General housing categories at Pinewoods are:
- Quiet or party areas
- Double or single occupancy
- Double cabin
- Building with bathroom
- Specific area or building
For Family and Campers' Weeks, housing will be assigned based on the age of the youngest family member; most children over six are assigned a roommate in a cabin near their parents.
In the cooperative spirit of camp life, all campers have a daily job to help camp run smoothly.
Jobs are usually a half hour or less per day, every day, and the same job all week. Jobs are assigned in the month before camp starts; you have the opportunity make specific requests about your job assignment either on the Registration Form or later with your Registration Status Form.
We can't guarantee that all specific job requests will be filled, but please let us know if you have a preference or limitation (e.g., dust allergy, unable to lift heavy objects, can't stay up late, can't get up for breakfast).
At family sessions parents are generally assigned a job with their young children.
General job categories are:
- Dining room: breakfast, lunch or dinner (set/clear tables)
- Kitchen (serve food, clear, wash dishes, make coffee/tea)
- Sweeping (pavilions, community areas)
- Party help (late night party setup/cleanup)
- Clerical (office, bookstore, auction)
- Greeters (must be able to arrive by 2:00pm)
- Gopher (campstore, auction, lifting)
PHONE & COMPUTERS
Though your plate will be full with activities while at camp, for those of you who must keep in contact with work or home, there are options.
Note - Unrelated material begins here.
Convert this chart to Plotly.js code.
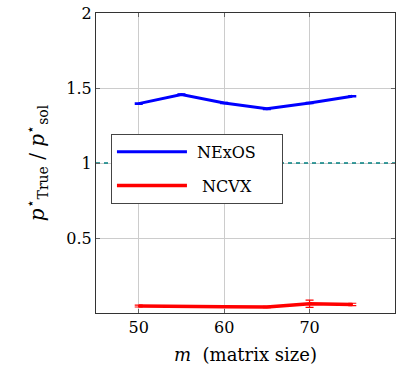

There is first class mail and UPS service. We do ask that laptops and cell phones be kept out of the awareness of other campers. Even if you can't, others want to enjoy this time away from the reminders of work-a-day living.There is a touch-tone phone for camper use; you will need a calling card to make long distance calls. Cell coverage is ok.
DEPOSITS AND PAYMENTS
Online payments can be made with Mastercard or VISA. We can only take the amount you approve, so balance payments need to be initiated by you.
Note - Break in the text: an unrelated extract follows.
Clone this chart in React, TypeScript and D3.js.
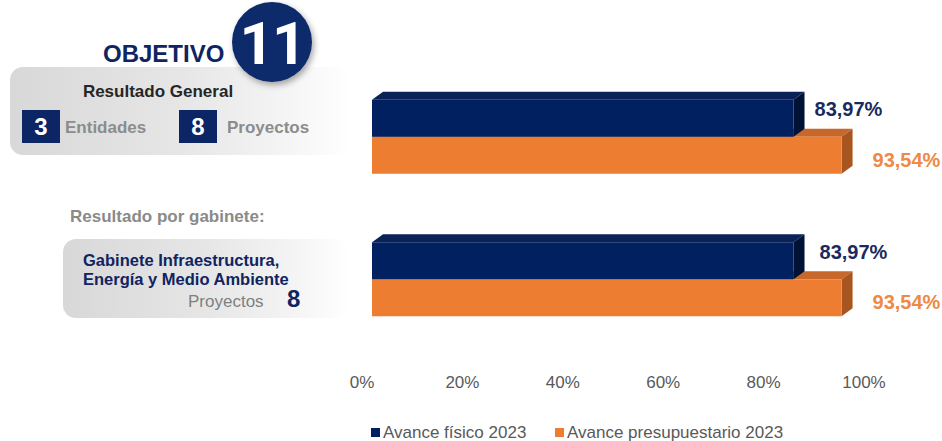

Mailed-in registrations can be paid by Mastercard, VISA or by check, made payable to CDSS, in U.S. Funds. Mail to CDSS, 116 Pleasant St Suite 345, Easthampton, MA 01027
A deposit of $150/person/week, if not paying full amount, is needed with registration.
Full cost depends on the Week and, at family programs, the ages of children.
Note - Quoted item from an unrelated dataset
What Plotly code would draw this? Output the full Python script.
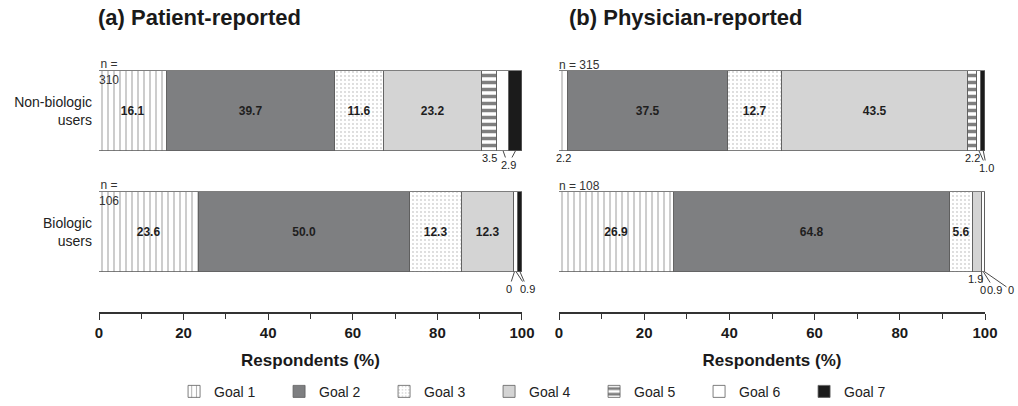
import plotly.graph_objects as go

# ---- data -------------------------------------------------------------
GOALS = ["Goal 1", "Goal 2", "Goal 3", "Goal 4", "Goal 5", "Goal 6", "Goal 7"]
GROUP_LABELS = ["Biologic<br>users", "Non-biologic<br>users"]   # y = 0, 1

PATIENT_NONBIO = [16.1, 39.7, 11.6, 23.2, 3.5, 2.9, 2.9]
PATIENT_BIO = [23.6, 50.0, 12.3, 12.3, 0.0, 0.9, 0.9]
PHYSICIAN_NONBIO = [2.2, 37.5, 12.7, 43.5, 2.2, 1.0, 1.0]
PHYSICIAN_BIO = [26.9, 64.8, 5.6, 1.9, 0.0, 0.9, 0.0]

N_PATIENT = [106, 310]      # biologic, non-biologic
N_PHYSICIAN = [108, 315]

X_TICKS = [0, 20, 40, 60, 80, 100]
PANEL_TITLES = ["(a) Patient-reported", "(b) Physician-reported"]
AXIS_TITLE = "Respondents (%)"

# ---- styling ----------------------------------------------------------
FONT = "Arial, Liberation Sans, sans-serif"
BAR_WIDTH = 0.661
INSIDE_MIN = 5.0          # smaller segments get an outside callout

GOAL_STYLE = [
    dict(color="white", pattern=dict(shape="|", fgcolor="#666666", bgcolor="white", size=6, solidity=0.22)),
    dict(color="#7e7f81"),
    dict(color="white", pattern=dict(shape=".", fgcolor="#a0a0a0", bgcolor="white", size=4, solidity=0.16)),
    dict(color="#d4d4d4"),
    dict(color="white", pattern=dict(shape="-", fgcolor="#000000", bgcolor="white", size=7, solidity=0.5)),
    dict(color="white"),
    dict(color="#1b1b1b"),
]

panels = [
    dict(x="x", y="y", rows={1: PATIENT_NONBIO, 0: PATIENT_BIO}, n=N_PATIENT),
    dict(x="x2", y="y2", rows={1: PHYSICIAN_NONBIO, 0: PHYSICIAN_BIO}, n=N_PHYSICIAN),
]

# callouts for thin segments: (goal indices sharing a label, label x in %, label offset below bar in px, xshift)
CALLOUTS = [
    {1: [((4,), None, 0, 0), ((5, 6), 96.7, 14, 0)],
     0: [((4,), 96.9, 17, 0), ((5, 6), 101.3, 17, 0)]},
    {1: [((0,), None, 0, 0), ((4,), None, 0, 0), ((5, 6), 100.4, 17, 0)],
     0: [((3,), None, 0, -2), ((4,), 99.5, 18, 0), ((5,), 102.3, 18, 0), ((6,), 106.1, 18, 0)]},
]

fig = go.Figure()
annotations = []

for p, panel in enumerate(panels):
    ys = [1, 0]
    for g, goal in enumerate(GOALS):
        vals = [panel["rows"][y][g] for y in ys]
        style = GOAL_STYLE[g]
        marker = dict(color=style["color"], line=dict(color="#5e5e5e", width=0.8))
        if "pattern" in style:
            marker["pattern"] = style["pattern"]
        fig.add_trace(go.Bar(
            x=vals, y=ys, orientation="h", name=goal, width=BAR_WIDTH,
            marker=marker, xaxis=panel["x"], yaxis=panel["y"],
            legendgroup=goal, showlegend=(p == 0),
            text=[f"{v:.1f}" if v >= INSIDE_MIN else "" for v in vals],
            textposition="inside", insidetextanchor="middle", textangle=0,
            textfont=dict(family=FONT, size=12, color="#1e1e1e", weight="bold"),
            cliponaxis=True, hoverinfo="skip",
        ))

    # outside callouts for thin segments; segments sharing a label get one leader each,
    # with the label text drawn only once
    for y, items in CALLOUTS[p].items():
        vals = panel["rows"][y]
        starts = [sum(vals[:i]) for i in range(len(vals))]
        bottom = y - BAR_WIDTH / 2
        for goals, lx, dy, xs in items:
            label = f"{vals[goals[0]]:.1f}" if vals[goals[0]] > 0 else "0"
            for k, g in enumerate(goals):
                cx = min(starts[g] + vals[g] / 2, 100)
                if lx is None:
                    annotations.append(dict(
                        x=cx, y=bottom, xref=panel["x"], yref=panel["y"], text=label,
                        showarrow=False, yanchor="top", xshift=xs, yshift=1,
                        font=dict(family=FONT, size=11, color="#222")))
                else:
                    annotations.append(dict(
                        x=cx, y=bottom, xref=panel["x"], yref=panel["y"], text=label,
                        showarrow=True, arrowhead=0, arrowwidth=0.9, arrowcolor="#333",
                        axref=panel["x"], ax=lx, ayref="pixel", ay=dy, standoff=0,
                        font=dict(family=FONT, size=11,
                                  color="#222" if k == 0 else "rgba(0,0,0,0)")))

    # sample sizes
    for y, n in zip([0, 1], panel["n"]):
        top = y + BAR_WIDTH / 2
        if p == 0:
            annotations.append(dict(
                x=0, y=top, xref=panel["x"], yref=panel["y"], text=f"n =<br>{n}",
                showarrow=False, xanchor="left", yanchor="middle", align="center", xshift=-2,
                yshift=-1, font=dict(family=FONT, size=12, color="#333")))
        else:
            annotations.append(dict(
                x=0, y=top, xref=panel["x"], yref=panel["y"], text=f"n = {n}",
                showarrow=False, xanchor="left", yanchor="bottom", xshift=-2, yshift=-3,
                font=dict(family=FONT, size=12, color="#333")))

# panel titles
for title, px in zip(PANEL_TITLES, [-0.003, 0.528]):
    annotations.append(dict(
        x=px, y=1.046, xref="paper", yref="paper", text=f"<b>{title}</b>",
        showarrow=False, xanchor="left", yanchor="middle",
        font=dict(family=FONT, size=22, color="#1a1a1a")))

xaxis_common = dict(
    range=[0, 100], tickvals=X_TICKS, ticks="outside", ticklen=6, tickwidth=1.3,
    tickcolor="#333", showline=True, linecolor="#333", linewidth=1.5,
    showgrid=False, zeroline=False, fixedrange=True,
    minor=dict(dtick=10, ticks="outside", ticklen=5, tickcolor="#333", tickwidth=1.3, showgrid=False),
    tickfont=dict(family=FONT, size=15, color="#1a1a1a", weight="bold"),
    title=dict(text=AXIS_TITLE, standoff=14,
               font=dict(family=FONT, size=17, color="#1a1a1a", weight="bold")),
)
yaxis_common = dict(range=[-0.661, 1.669], showgrid=False, zeroline=False, showline=False,
                    fixedrange=True)

fig.update_layout(
    width=1018, height=406, autosize=False,
    margin=dict(l=99, r=33, t=30, b=94, autoexpand=False),
    paper_bgcolor="white", plot_bgcolor="white",
    barmode="stack", bargap=0,
    font=dict(family=FONT, size=13, color="#222"),
    xaxis=dict(domain=[0, 0.4774], anchor="y", **xaxis_common),
    xaxis2=dict(domain=[0.5192, 1], anchor="y2", **xaxis_common),
    yaxis=dict(domain=[0, 1], anchor="x", tickvals=[0, 1], ticktext=GROUP_LABELS,
               ticks="", ticklabelstandoff=6,
               tickfont=dict(family=FONT, size=14, color="#222"), **yaxis_common),
    yaxis2=dict(domain=[0, 1], anchor="x2", showticklabels=False, **yaxis_common),
    annotations=annotations,
    uniformtext=dict(minsize=12, mode="show"),
    legend=dict(orientation="h", xref="container", yref="container",
                x=0.171, xanchor="left", y=0.035, yanchor="middle",
                entrywidth=60, entrywidthmode="pixels", traceorder="normal",
                font=dict(family=FONT, size=14, color="#222")),
)

fig.write_html("out.html")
Full payment for sessions starting before August 1: due May 20
Full payment for sessions starting on or after August 1: due June 20
There is a fee of $25 on any late payment.
Deposits/payments are processed upon receipt. In the case of cancellation from the wait list or from a session, a refund will be issued as per our cancellation policy.
Registration can be completed online or Registration Form (pdf) may be mailed, hand-delivered, e-mailed or faxed to the CDSS office. Registration confirmation and status will be sent out after April 1. If you wish confirmation that we received your application, please send a stamped, self-addressed postcard or email us at firstname.lastname@example.org.
We offer work scholarships to any camper in need, and named scholarships to practicing teachers, leaders and musicians. Please read about our scholarship programs before applying. Scholarship applications will be considered at the time of registration and should therefore accompany the Registration Form.
Donation in support of Scholarships are needed and gratefully accepted. If you are able to help another person benefit from our programs, you can do so by making a contribution along with your registration or at our online store. In addition, at each week of our summer camps, we hold auctions which raise money for future scholarships.